**DATA BLOCK**

◇ ◇ ◇ ◇ ◇ ◇ ◇

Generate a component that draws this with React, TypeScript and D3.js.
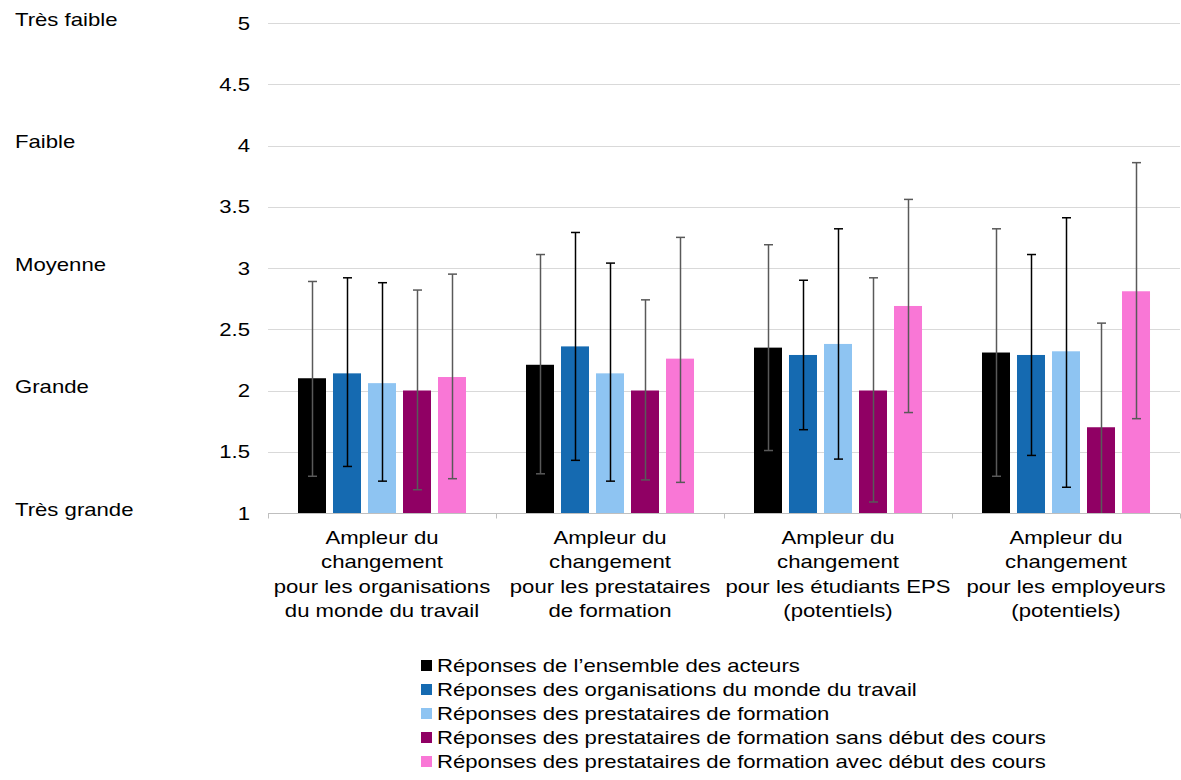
import { useEffect, useRef } from 'react';
import * as d3 from 'd3';

const categories = [
  ['Ampleur du', 'changement', 'pour les organisations', 'du monde du travail'],
  ['Ampleur du', 'changement', 'pour les prestataires', 'de formation'],
  ['Ampleur du', 'changement', 'pour les étudiants EPS', '(potentiels)'],
  ['Ampleur du', 'changement', 'pour les employeurs', '(potentiels)'],
];

const seriesNames = [
  'Réponses de l’ensemble des acteurs',
  'Réponses des organisations du monde du travail',
  'Réponses des prestataires de formation',
  'Réponses des prestataires de formation sans début des cours',
  'Réponses des prestataires de formation avec début des cours',
];

const seriesColors = ['#000000', '#156ab1', '#8ec4f2', '#900064', '#f977d6'];
const errorColors = ['#595959', '#000000', '#000000', '#595959', '#595959'];

// moyenne par série, une valeur par catégorie
const meanAll = [2.1, 2.21, 2.35, 2.31];
const meanOrg = [2.14, 2.36, 2.29, 2.29];
const meanPrest = [2.06, 2.14, 2.38, 2.32];
const meanSans = [2.0, 2.0, 2.0, 1.7];
const meanAvec = [2.11, 2.26, 2.69, 2.81];

// bornes des barres d'erreur
const highAll = [2.89, 3.11, 3.19, 3.32];
const lowAll = [1.3, 1.32, 1.51, 1.3];
const highOrg = [2.92, 3.29, 2.9, 3.11];
const lowOrg = [1.38, 1.43, 1.68, 1.47];
const highPrest = [2.88, 3.04, 3.32, 3.41];
const lowPrest = [1.26, 1.26, 1.44, 1.21];
const highSans = [2.82, 2.74, 2.92, 2.55];
const lowSans = [1.19, 1.27, 1.09, 0.85];
const highAvec = [2.95, 3.25, 3.56, 3.86];
const lowAvec = [1.28, 1.25, 1.82, 1.77];

const means = [meanAll, meanOrg, meanPrest, meanSans, meanAvec];
const highs = [highAll, highOrg, highPrest, highSans, highAvec];
const lows = [lowAll, lowOrg, lowPrest, lowSans, lowAvec];

const yTicks = [1, 1.5, 2, 2.5, 3, 3.5, 4, 4.5, 5];
const levelLabels = ['Très grande', 'Grande', 'Moyenne', 'Faible', 'Très faible'];
const levelValues = [1, 2, 3, 4, 5];

const FONT = 'Liberation Sans, Arial, sans-serif';
const FS = 18.6;
const SX = 1.19; // le texte de l'original est un peu étiré en largeur

export default function App() {
  const svgRef = useRef<SVGSVGElement>(null);

  useEffect(() => {
    const svg = d3.select(svgRef.current);
    svg.selectAll('*').remove();

    const left = 268;
    const right = 1180;
    const top = 23;
    const bottom = 513;

    const y = d3.scaleLinear().domain([1, 5]).range([bottom, top]);
    const x0 = d3
      .scaleBand<number>()
      .domain(d3.range(categories.length))
      .range([left, right]);
    const x1 = d3
      .scaleBand<number>()
      .domain(d3.range(seriesNames.length))
      .range([0, x0.bandwidth()])
      .paddingInner(0.2)
      .paddingOuter(0.857);

    const stretch = (x: number, yy: number) => `translate(${x},${yy}) scale(${SX},1)`;

    // grille
    svg
      .append('g')
      .selectAll('line')
      .data(yTicks.slice(1))
      .enter()
      .append('line')
      .attr('x1', left)
      .attr('x2', right)
      .attr('y1', d => Math.round(y(d)) + 0.5)
      .attr('y2', d => Math.round(y(d)) + 0.5)
      .attr('stroke', '#d9d9d9')
      .attr('stroke-width', 1);

    // libellés de l'axe y
    svg
      .append('g')
      .selectAll('text')
      .data(yTicks)
      .enter()
      .append('text')
      .attr('transform', d => stretch(250, y(d)))
      .attr('dy', '0.35em')
      .attr('text-anchor', 'end')
      .style('font-family', FONT)
      .style('font-size', FS + 'px')
      .style('fill', '#000')
      .text(d => String(d));

    svg
      .append('g')
      .selectAll('text')
      .data(levelValues)
      .enter()
      .append('text')
      .attr('transform', d => stretch(15, y(d) - 4))
      .attr('dy', '0.35em')
      .style('font-family', FONT)
      .style('font-size', FS + 'px')
      .style('fill', '#000')
      .text((d, i) => levelLabels[i]);

    // barres
    const groups = svg
      .append('g')
      .selectAll('g')
      .data(categories)
      .enter()
      .append('g')
      .attr('transform', (d, i) => `translate(${x0(i)},0)`);

    groups.each(function (_, ci) {
      const g = d3.select(this);
      seriesNames.forEach((_, si) => {
        const v = means[si][ci];
        g.append('rect')
          .attr('x', x1(si)!)
          .attr('y', y(v))
          .attr('width', x1.bandwidth())
          .attr('height', y(1) - y(v))
          .attr('fill', seriesColors[si]);
      });
      seriesNames.forEach((_, si) => {
        const cx = Math.round(x1(si)! + x1.bandwidth() / 2) + 0.5;
        const hi = highs[si][ci];
        const lo = lows[si][ci];
        const yLo = y(Math.max(lo, 1));
        const col = errorColors[si];
        g.append('line')
          .attr('x1', cx)
          .attr('x2', cx)
          .attr('y1', y(hi))
          .attr('y2', yLo)
          .attr('stroke', col)
          .attr('stroke-width', 1.5);
        g.append('line')
          .attr('x1', cx - 4.5)
          .attr('x2', cx + 4.5)
          .attr('y1', y(hi))
          .attr('y2', y(hi))
          .attr('stroke', col)
          .attr('stroke-width', 1.5);
        if (lo >= 1) {
          g.append('line')
            .attr('x1', cx - 4.5)
            .attr('x2', cx + 4.5)
            .attr('y1', yLo)
            .attr('y2', yLo)
            .attr('stroke', col)
            .attr('stroke-width', 1.5);
        }
      });
    });

    // axe x
    const axisY = Math.round(y(1)) + 0.5;
    svg
      .append('line')
      .attr('x1', left)
      .attr('x2', right)
      .attr('y1', axisY)
      .attr('y2', axisY)
      .attr('stroke', '#bfbfbf');
    svg
      .append('g')
      .selectAll('line')
      .data(d3.range(categories.length + 1))
      .enter()
      .append('line')
      .attr('x1', i => Math.round(left + i * x0.step()) + 0.5)
      .attr('x2', i => Math.round(left + i * x0.step()) + 0.5)
      .attr('y1', axisY)
      .attr('y2', axisY + 5)
      .attr('stroke', '#bfbfbf');

    // libellés des catégories
    groups
      .append('text')
      .attr('transform', stretch(x0.bandwidth() / 2, 0))
      .attr('text-anchor', 'middle')
      .style('font-family', FONT)
      .style('font-size', FS + 'px')
      .style('fill', '#000')
      .selectAll('tspan')
      .data(d => d)
      .enter()
      .append('tspan')
      .attr('x', 0)
      .attr('y', (d, i) => 544 + i * 24.5)
      .text(d => d);

    // légende
    const legend = svg
      .append('g')
      .selectAll('g')
      .data(seriesNames)
      .enter()
      .append('g')
      .attr('transform', (d, i) => `translate(421, ${665 + i * 24})`);

    legend
      .append('rect')
      .attr('x', 0)
      .attr('y', -5)
      .attr('width', 11)
      .attr('height', 11)
      .attr('fill', (d, i) => seriesColors[i]);

    legend
      .append('text')
      .attr('transform', stretch(16, 0))
      .attr('dy', '0.35em')
      .style('font-family', FONT)
      .style('font-size', FS + 'px')
      .style('fill', '#000')
      .text(d => d);
  }, []);

  return (
    <svg
      ref={svgRef}
      width={1181}
      height={780}
      style={{ position: 'absolute', left: 0, top: 0, background: '#fff' }}
    ></svg>
  );
}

◇ ◇ ◇ ◇ ◇ ◇ ◇

**EXERCISE BRIEF**
Repeat only the lines from the beginning of the material through the line containing "import * as d3 from 'd3';", both ends kept, leaving pictures out.

**RESPONSE FOR THIS EXERCISE**
Generate a component that draws this with React, TypeScript and D3.js.
import { useEffect, useRef } from 'react';
import * as d3 from 'd3';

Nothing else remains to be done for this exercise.